Maryland v. King: Are suspiconless DNA searches permissible for crime solving or suspect identification? (Probably, both).
I’m thrilled to be guest-blogging at Concurring Opinions just in time for Maryland v. King, the Supreme Court’s decision today on the constitutionality of DNA testing. The Court held (5-4) that the police’s collection (and testing) of King’s DNA after his arrest for a violent crime, and pursuant to Maryland’s public safety statute, was a reasonable search under the Fourth Amendment.
Though the case’s up/down holding is straightforward enough, the majority’s rationale is not. Read in a vacuum, the majority opinion reads as a full-throated legal and policy defense of the government’s use of DNA to verify a suspect’s identification at various stages following a lawful arrest.
But this case—and indeed, the Maryland statute at issue—was not merely about the use of DNA testing for a routine purpose ancillary to police investigations, such as verifying a suspect’s identification. It was, instead, also about the use of suspicionless DNA searches as part of the police’s quintessential activity: investigating and solving crimes. And that is precisely the conduct which the majority’s opinion authorizes. (Do read Justice Scalia’s dissent, which argues this point persuasively).
In that vein, here’s what I take to be the majority’s honest holding: the government can engage in suspicionless and warrantless DNA searches of a suspect, including for investigating and solving crimes, in at least one context—when the subject of the search is lawfully arrested for a serious, even if unrelated, offense; and the search is performed as part of a routine, bounded, post-arrest procedure.
The police’s legitimate need to verify an arrestee’s identity, which takes up most of the majority opinion, is weak justification for this exception to the individualized suspicion and warrant requirements.

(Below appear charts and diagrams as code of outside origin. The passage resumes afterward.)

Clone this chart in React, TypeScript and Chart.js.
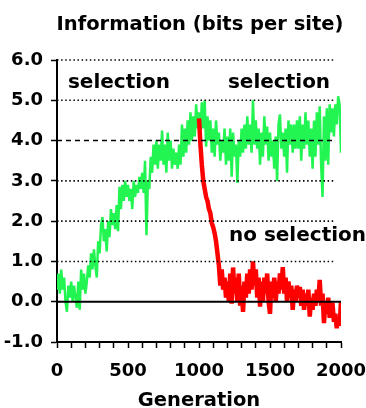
import React, { useEffect, useRef } from "react";
import { Chart, registerables } from "chart.js";

Chart.register(...registerables);

const FONT = "'DejaVu Sans', 'Liberation Sans', sans-serif";

const titleText = "Information (bits per site)";
const xAxisTitle = "Generation";
const annotationLabels = ["selection", "selection", "no selection"];
const annotationGen = [77, 1204, 1211];
const annotationVal = [5.31, 5.31, 1.51];

const greenStart = 0;
const redStart = 1000;
const genStep = 10;

const xMin = 0;
const xMax = 2000;
const yMin = -1;
const yMax = 6;
const dottedLevels = [1, 2, 3, 5, 6];
const dashedLevels = [4];
const solidLevels = [0];

// green: selection throughout (every 10 generations, 0..2000)
const greenValues = [
  0.3, 0.7, 0.2, 0.8, 0.3, 0.6, 0.0, -0.25, 0.4, 0.1,
  0.5, 0.0, 0.4, 0.1, -0.15, 0.5, -0.2, 0.8, 0.3, 0.7,
  0.2, 0.5, 0.9, 0.6, 1.2, 0.8, 1.3, 0.9, 0.6, 1.5,
  1.2, 1.9, 2.1, 1.5, 1.8, 1.25, 2.0, 1.6, 2.3, 1.9,
  2.2, 1.8, 2.4, 1.75, 2.85, 2.3, 2.9, 2.5, 3.0, 2.6,
  2.9, 2.5, 2.8, 2.3, 3.0, 2.6, 2.9, 2.7, 3.1, 2.8,
  3.2, 2.7, 3.5, 1.65, 3.0, 2.8, 3.6, 3.2, 3.9, 3.4,
  4.0, 3.3, 3.9, 3.5, 4.25, 3.4, 3.9, 3.2, 4.2, 3.5,
  4.0, 3.3, 3.8, 3.4, 3.7, 3.3, 3.9, 3.4, 4.4, 3.6,
  4.3, 3.7, 4.5, 3.9, 4.7, 4.0, 4.6, 4.1, 4.9, 4.3,
  4.7, 4.2, 4.95, 4.3, 5.0, 3.85, 4.6, 4.0, 4.5, 3.7,
  4.3, 3.6, 4.5, 3.9, 4.2, 3.5, 4.0, 3.7, 4.3, 3.4,
  4.1, 3.5, 4.3, 3.1, 4.2, 3.6, 3.9, 2.95, 4.0, 3.6,
  4.3, 3.7, 4.4, 3.8, 4.6, 3.9, 4.4, 3.7, 5.0, 3.9,
  4.5, 3.8, 4.3, 3.4, 4.2, 3.6, 4.6, 3.9, 4.35, 3.5,
  4.2, 3.6, 4.0, 3.3, 4.1, 3.0, 4.4, 4.65, 3.8, 4.2,
  3.6, 4.3, 3.2, 4.5, 3.9, 4.4, 3.7, 4.4, 3.8, 4.5,
  3.8, 4.6, 3.5, 4.4, 3.8, 4.7, 3.9, 4.5, 3.6, 4.3,
  3.3, 4.5, 3.6, 4.7, 3.9, 4.85, 3.4, 2.6, 4.6, 3.5,
  4.8, 3.4, 4.9, 4.2, 4.8, 4.1, 4.9, 4.4, 5.1, 4.9,
  3.7,
];

// red: selection removed at generation 1000 (every 10 generations, 1000..2000)
const redValues = [
  4.55, 3.9, 3.4, 3.0, 2.8, 2.6, 2.5, 2.3, 2.2, 1.95,
  1.85, 1.7, 1.5, 1.2, 0.9, 0.4, 0.8, 0.3, 0.6, 0.1,
  0.5, 0.0, 0.7, -0.05, 0.85, 0.2, 0.6, 0.0, 0.7, -0.1,
  0.4, -0.25, 0.5, 0.1, 0.7, 0.2, 0.8, 0.3, 1.0, 0.4,
  0.8, 0.1, 0.6, -0.12, 0.5, 0.0, 0.6, 0.2, 0.7, 0.0,
  -0.3, 0.5, 0.1, 0.6, 0.0, 0.5, 0.2, 0.7, 0.3, 0.86,
  0.2, 0.6, 0.0, 0.5, 0.1, 0.4, -0.2, 0.3, 0.0, 0.4,
  0.1, 0.37, -0.1, 0.3, -0.2, 0.2, -0.1, 0.3, -0.37, 0.1,
  -0.2, 0.2, -0.1, 0.3, 0.0, 0.54, -0.1, 0.2, -0.53, 0.0,
  -0.3, 0.1, -0.4, -0.1, -0.03, -0.5, -0.3, -0.66, -0.4, -0.6,
  0.0,
];

const toPoints = (start: number, vals: number[]) =>
  vals.map((v, i) => ({ x: start + i * genStep, y: v }));

const overlayPlugin = {
  id: "overlay",
  afterDatasetsDraw(chart: any) {
    const { ctx, chartArea, scales } = chart;
    const ys = scales.y;
    const xs = scales.x;
    ctx.save();
    ctx.strokeStyle = "#000";
    const hline = (v: number, dash: number[], w: number, right: number) => {
      const py = ys.getPixelForValue(v);
      ctx.beginPath();
      ctx.setLineDash(dash);
      ctx.lineWidth = w;
      ctx.moveTo(chartArea.left, py);
      ctx.lineTo(right, py);
      ctx.stroke();
    };
    dottedLevels.forEach((v) => hline(v, [1.5, 2.6], 1.6, chartArea.right - 6));
    dashedLevels.forEach((v) => hline(v, [5, 4], 1.6, chartArea.right - 6));
    solidLevels.forEach((v) => hline(v, [], 2, chartArea.right));
    ctx.setLineDash([]);
    ctx.fillStyle = "#000";
    ctx.textBaseline = "alphabetic";
    ctx.textAlign = "left";
    ctx.font = `bold 20px ${FONT}`;
    annotationLabels.forEach((t, i) => {
      ctx.fillText(t, xs.getPixelForValue(annotationGen[i]), ys.getPixelForValue(annotationVal[i]));
    });
    ctx.textAlign = "center";
    ctx.font = `bold 19.5px ${FONT}`;
    ctx.fillText(titleText, 200, 30);
    ctx.font = `bold 19.5px ${FONT}`;
    ctx.fillText(xAxisTitle, (chartArea.left + chartArea.right) / 2, 406);
    ctx.restore();
  },
};

export default function App() {
  const ref = useRef<HTMLCanvasElement | null>(null);
  useEffect(() => {
    document.body.style.margin = "0";
    const canvas = ref.current;
    if (!canvas) return;
    const chart = new Chart(canvas, {
      type: "line",
      data: {
        datasets: [
          {
            label: "no selection",
            data: toPoints(redStart, redValues),
            borderColor: "#ff0000",
            borderWidth: 4.5,
            borderJoinStyle: "bevel",
            pointRadius: 0,
            tension: 0,
            order: 0,
          },
          {
            label: "selection",
            data: toPoints(greenStart, greenValues),
            borderColor: "#22f552",
            borderWidth: 2.5,
            borderJoinStyle: "bevel",
            pointRadius: 0,
            tension: 0,
            order: 1,
          },
        ],
      },
      options: {
        responsive: false,
        animation: false,
        parsing: false as any,
        layout: { padding: { top: 60, right: 25, left: 0, bottom: 0 } },
        plugins: {
          legend: { display: false },
          tooltip: { enabled: false },
          title: { display: false },
        },
        scales: {
          x: {
            type: "linear",
            min: xMin,
            max: xMax,
            afterFit: (s: any) => {
              s.height = 66;
              s.paddingLeft = 0;
              s.paddingRight = 0;
            },
            ticks: {
              stepSize: 100,
              autoSkip: false,
              maxRotation: 0,
              color: "#000",
              padding: 13,
              font: { family: FONT, size: 18, weight: "bold" },
              callback: (v: any) => (Number(v) % 500 === 0 ? String(v) : ""),
            },
            grid: {
              drawOnChartArea: false,
              drawTicks: true,
              tickLength: 6,
              tickColor: "#000",
              tickWidth: 1.5,
            },
            border: { display: true, color: "#000", width: 2 },
          },
          y: {
            type: "linear",
            min: yMin,
            max: yMax,
            afterFit: (s: any) => {
              s.width = 57;
              s.paddingTop = 0;
              s.paddingBottom = 0;
            },
            ticks: {
              stepSize: 1,
              color: "#000",
              padding: 8,
              font: { family: FONT, size: 18, weight: "bold" },
              callback: (v: any) => Number(v).toFixed(1),
            },
            grid: {
              drawOnChartArea: false,
              drawTicks: true,
              tickLength: 6,
              tickColor: "#000",
              tickWidth: 1.5,
            },
            border: { display: true, color: "#000", width: 2 },
          },
        },
      },
      plugins: [overlayPlugin],
    });
    return () => chart.destroy();
  }, []);
  return (
    <div style={{ width: 366, height: 408 }}>
      <canvas ref={ref} width={366} height={408} style={{ display: "block" }} />
    </div>
  );
}
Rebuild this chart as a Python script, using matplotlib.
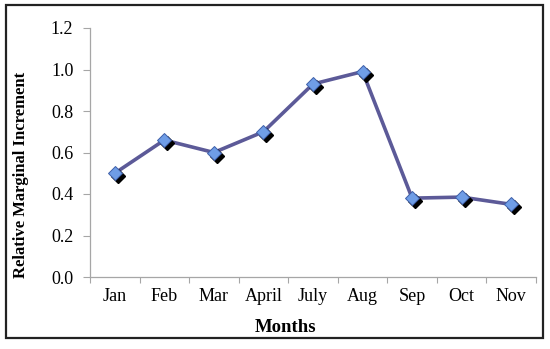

The more plausible arguments supporting the majority’s holding are, instead, to be found (one might argue, buried) in Part V of the opinion: Suspicionless DNA searches are permissible in this context because persons lawfully arrested for violent crimes have diminished privacy rights, and DNA swabbing and testing within the bounds of the Maryland statute is (the Court says) relatively unintrusive in light of those diminished rights. (The Court calls these the “circumstances” of “diminished expectations of privacy [and] minimal intrusions,” citing McArthur, 531 U. S., at 330).
The Court’s decision in King is important and will have potentially far-ranging effects on how police conduct investigations. Even assuming the Court reached the right result (a question I haven’t addressed in this post), the case’s key question merited a more direct and forthright discussion than the majority opinion provides. For this reason alone, the majority invited, indeed, deserved, every quip and jab in Justice Scalia’s dissent.
The case raises some (but perhaps not so many) interesting doctrinal questions, which I’ll explore in a later post.